Developing web-based end-user applications is not hard either. There are many attractive online presentation of old books, galleries of image of plants, and texts of various kinds. It is the middle, the mediation that is non-exclusive, simple, and based on citations that resolve. In order to build the kind of applications we want, on the sound scholarly principles we value, we need a digital library infrastructure that addresses all of these needs.

Such an infrastructure exists thanks to the Homer Mulititext, a project of the Center for Hellenic Studies of Harvard University under the editorship of Casey Dué and Mary Ebbott. That project brings together a wealth of texts, images, and other data related to the history of Greek epic poetry. Like Botanica Caroliniana, the Homer Multitext (HMT) is a collaborative project covering centuries of history and a vast and diverse body of data.

This infrastructure is called C·I·T·E, and is described in the HMT’s blog and on that project’s website. It is the product of many years of development by many friends of the HMT, but it is mostly dependent on the brilliant insights of Neel Smith, a professor of Classics at The College of the Holy Cross. Its acronym stands for Collections, Indices, Texts, and Extensions. Collections are bodies of data-objects—volumes, specimens, &c. A Text is a text, such as Mark Catesby’s 1754 Natural History of Carolina, Florida, and the Bahama Islands, or Carolus Linnaeus’ Species Plantarum.* An Extension adds specific functionality to Collections of particular types of data; for our purposes, the main Extension is for Collections of images, because images are a type of data for which we have special expectations.

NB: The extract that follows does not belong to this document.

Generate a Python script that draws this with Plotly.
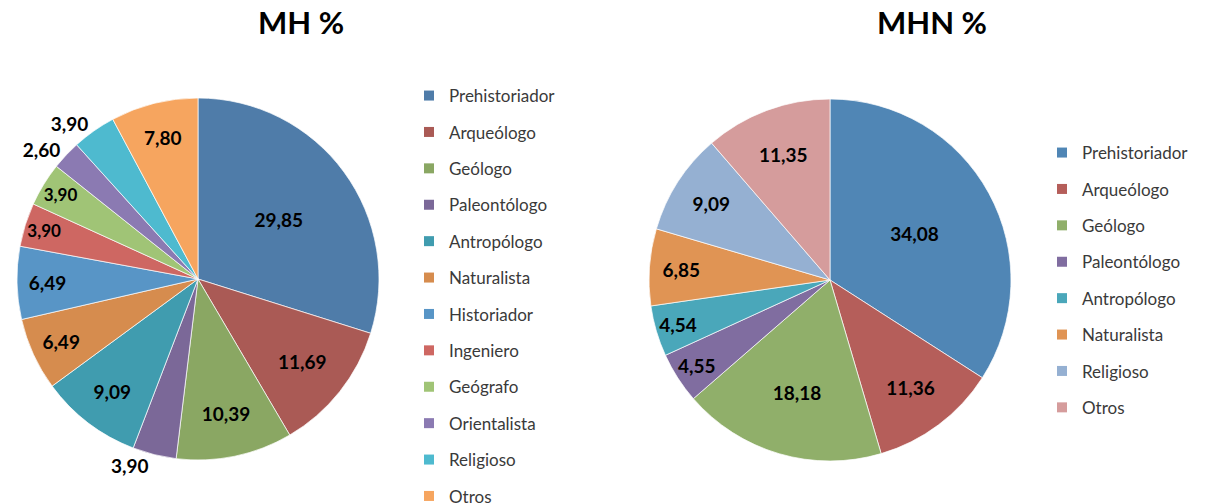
import plotly.graph_objects as go

# ---- data ----
mh_labels = ["Prehistoriador", "Arqueólogo", "Geólogo", "Paleontólogo", "Antropólogo",
             "Naturalista", "Historiador", "Ingeniero", "Geógrafo", "Orientalista",
             "Religioso", "Otros"]
mh_values = [29.85, 11.69, 10.39, 3.90, 9.09, 6.49, 6.49, 3.90, 3.90, 2.60, 3.90, 7.80]
mh_colors = ["#4F7CA9", "#AA5A55", "#8AA763", "#7B6898", "#409CAF", "#D68C4E",
             "#5895C6", "#CE6762", "#A0C476", "#8B7AB2", "#4EBACF", "#F6A55F"]
mh_textpos = ["inside", "inside", "inside", "outside", "inside", "inside",
              "inside", "inside", "inside", "outside", "outside", "inside"]

mhn_labels = ["Prehistoriador", "Arqueólogo", "Geólogo", "Paleontólogo", "Antropólogo",
              "Naturalista", "Religioso", "Otros"]
mhn_values = [34.08, 11.36, 18.18, 4.55, 4.54, 6.85, 9.09, 11.35]
mhn_colors = ["#5086B5", "#B55E5A", "#90AF6A", "#806DA0", "#4AA7BA", "#E09454",
              "#95B0D2", "#D59C9C"]

FONT = "Lato"
# figure is taller than the 504px window so the long legend is not squeezed;
# body margin removed and overflow hidden via post_script
W, H = 1222, 540

fig = go.Figure()

def px_x(a, b):
    return [a / W, b / W]

def px_y(top, bottom):
    return [1 - bottom / H, 1 - top / H]

label_font = dict(family=FONT, size=19, color="black", weight="bold")

fig.add_trace(go.Pie(
    labels=mh_labels, values=mh_values, sort=False, direction="clockwise", rotation=0,
    marker=dict(colors=mh_colors, line=dict(color="white", width=0.7)),
    texttemplate="%{value:.2f}", textposition=mh_textpos,
    insidetextorientation="horizontal",
    textfont=label_font,
    domain=dict(x=px_x(17, 379), y=px_y(98, 460)),
    showlegend=False, name="MH %",
))
fig.add_trace(go.Pie(
    labels=mhn_labels, values=mhn_values, sort=False, direction="clockwise", rotation=0,
    marker=dict(colors=mhn_colors, line=dict(color="white", width=0.7)),
    texttemplate="%{value:.2f}", textposition="inside",
    insidetextorientation="horizontal",
    textfont=label_font,
    domain=dict(x=px_x(649, 1011), y=px_y(99, 461)),
    showlegend=False, name="MHN %",
))

# legend entries
for lab, col in zip(mh_labels, mh_colors):
    fig.add_trace(go.Scatter(x=[None], y=[None], mode="markers", name=lab,
                             marker=dict(symbol="square", size=10, color=col),
                             legend="legend", legendgroup="a" + lab, showlegend=True))
for lab, col in zip(mhn_labels, mhn_colors):
    fig.add_trace(go.Scatter(x=[None], y=[None], mode="markers", name=lab,
                             marker=dict(symbol="square", size=10, color=col),
                             legend="legend2", legendgroup="b" + lab, showlegend=True))

legend_common = dict(font=dict(family=FONT, size=17, color="#3a3a3a"),
                     bgcolor="rgba(0,0,0,0)", tracegroupgap=11.3, traceorder="grouped",
                     xanchor="left", yanchor="top", itemclick=False, itemdoubleclick=False)

fig.update_layout(
    width=W, height=H,
    margin=dict(l=0, r=0, t=0, b=0),
    paper_bgcolor="white", plot_bgcolor="white",
    separators=",.",
    xaxis=dict(visible=False), yaxis=dict(visible=False),
    legend=dict(x=409 / W, y=1 - 78 / H, **legend_common),
    legend2=dict(x=1042 / W, y=1 - 135 / H, **legend_common),
    annotations=[
        dict(text="<b>MH %</b>", x=301 / W, y=1 - 22 / H, xref="paper", yref="paper",
             showarrow=False, font=dict(family=FONT, size=31, color="black"),
             xanchor="center", yanchor="middle"),
        dict(text="<b>MHN %</b>", x=932 / W, y=1 - 22 / H, xref="paper", yref="paper",
             showarrow=False, font=dict(family=FONT, size=31, color="black"),
             xanchor="center", yanchor="middle"),
    ],
)

fig.write_html(
    "out.html",
    config={"displayModeBar": False},
    post_script="document.body.style.margin='0';document.body.style.overflow='hidden';",
)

Each object in a Collection is uniquely identified, and that identifier, structured as a Universal Resource Name (URN), is all that is required to retrieve an object in a collection. Texts are cited similarly by a URN, which can be general, pointing to a whole work, or highly specific pointing to a particular passage in a work.

The “I” in C·I·T·E is for Indices, the primary and simple linking mechanism. Indices are very, very simple data-structures: pairs of URNs. An index can thus link Data-objects, Images, and textual passages, in any combination. Whatever complexity comes to exist in a digital library is constructed out of pairs of citations.

For each of the four kinds of information in a C·I·T·E library there is a Service that allows discovery, querying, and retrieval based on URN citations. These services are technology-agnostic, because they are defined by relatively simple vocabularies of requests, which yield relatively simple structured responses. Out of these requests and responses we can build end-user applications. Another project indebted to the Homer Multitext is the publication of biblical manuscripts from Lichfield Cathedral. These are exposed via a web-application that draws all of its data through C·I·T·E services. Some of the data resides in South Carolina, some in Houston, Texas, but it is linked through indices and aggregated for human readers.

[update: the services linked in this paragraph have been superceded] The current implementations of these services rely heavily on resources made available by Google, particularly Google AppEngine and Google Fusion Tables. The Collections that drive the Biblical Manuscripts from Lichfield Cathedral application are in Fusion Tables here. The texts on which that application draws are in a Google AppEngine implementation of the C·I·T·E Text Service here. For these collections and texts, a small Java application receives requests defined by the C·I·T·E protocol, draws data from Google, and returns predictable results.

We have begun building our own data model for Botanical Caroliniana with a few Fusion Tables that describe the volumes of Mark Catesby’s collections and his writings on the natural history of our region, from the first half of the 18th century. We will follow with other collections—of specimens, of their labels, and of our collaborators’ own comments. We will post updates here!

— Christopher Blackwell

* I will talk about the different between a Text and a Collection in a future post.